Ришелье покачал головой.

– Он этого не сделает. Разве вы забыли – король очень жесток и нарочно сохранит вам жизнь, чтобы заставить подольше страдать. Он в восторге от мысли о темницах Гавра и о том, что это будет значить для вас. Ваши признания побудят его лишь выдумать дополнительные лишения… Скажите, то, что найдут в монастыре, сильно вас скомпрометирует?

– Я буду уничтожена, – ответила Анна. – Там – все, все. В моей часовне.

– А Ла Порт? Вы полностью ему доверяли?

– Да, – подтвердила королева. – Он тайно служит мне еще с того времени, когда Бекингем покинул Францию. Ему все известно.

– В таком случае, – решил Ришелье, – нам следует сделать так, чтобы сыщики не нашли в Вал-де-Грейс ничего существенного, а Ла Порт не отведал пыток по полной программе.

– Что вы имеете в виду? – спросила Анна. – Что вы хотите сказать?

– Думаю о том, как вытащить вас из этой ситуации. Вы согласились на мои условия, Мадам. Я это понял. Разумный поступок, не так ли? Пожизненное заключение – или шанс стать женщиной и королевой. Итак, вы сделали выбор. Это решено. Теперь договоримся о деталях. Вы должны написать полное свое признание, подписать его и передать через меня королю.

– Полное признание!

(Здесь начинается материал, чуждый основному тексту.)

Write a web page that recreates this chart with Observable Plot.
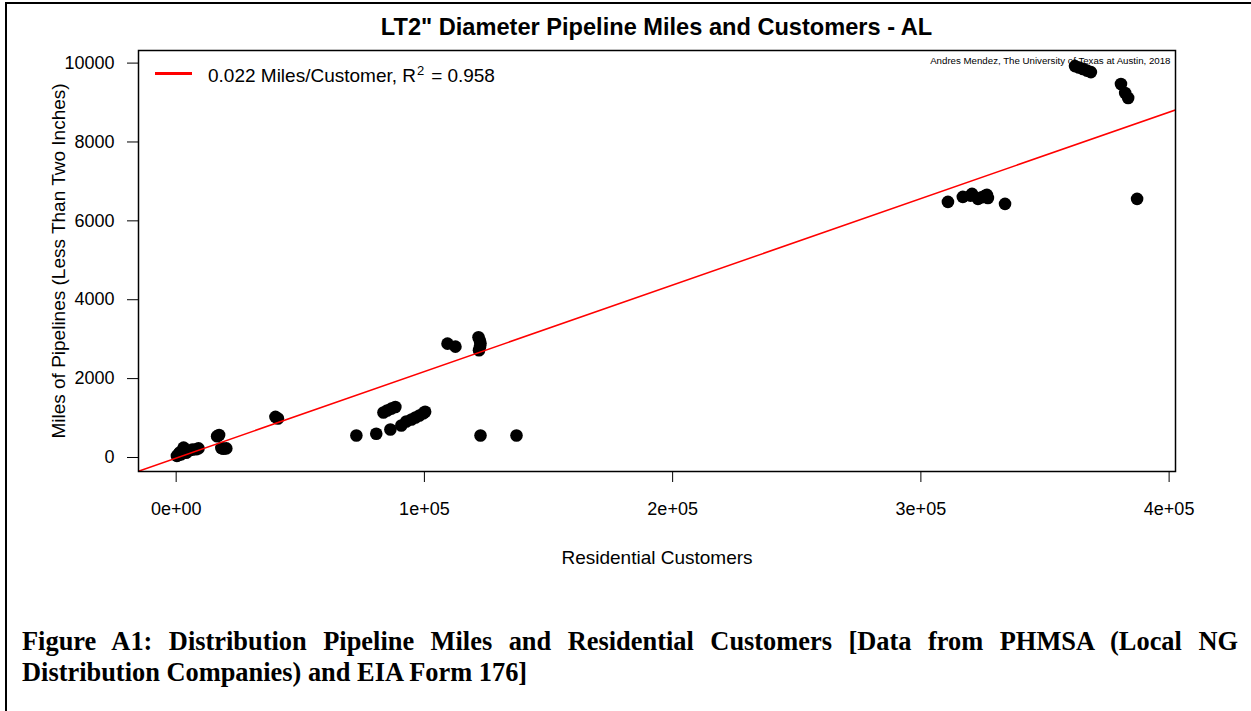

Меня немедленно осудят!

– Полное признание в отдельных проступках, а не во всем, – поправился кардинал. – Вы подтвердите, что писали брату, королю Испании. Людовику это и так уже известно. Но вы поклянетесь, что сообщали только личные новости, как сестра – брату. Признаетесь в переписке с де Фаржи, но только на тему о том, как ей живется в изгнании. То же самое – и о переписке с Марией Медичи. Напишите, что встречались в монастыре с послом Мирабелем, но не говорили ни слова о политике. Остальное предоставьте мне. Король учуял след и должен разыскать кое-что нехорошее, чтобы удовлетворить свои чувства. Но не настолько нехорошее, чтобы идти на решительные шаги. Ему придется в итоге вас простить, так как ваши проступки окажутся достаточно незначительными. Он будет крайне разочарован и раздосадован, но я уговорю короля проявить великодушие. Мне случалось делать это и раньше. Много раз.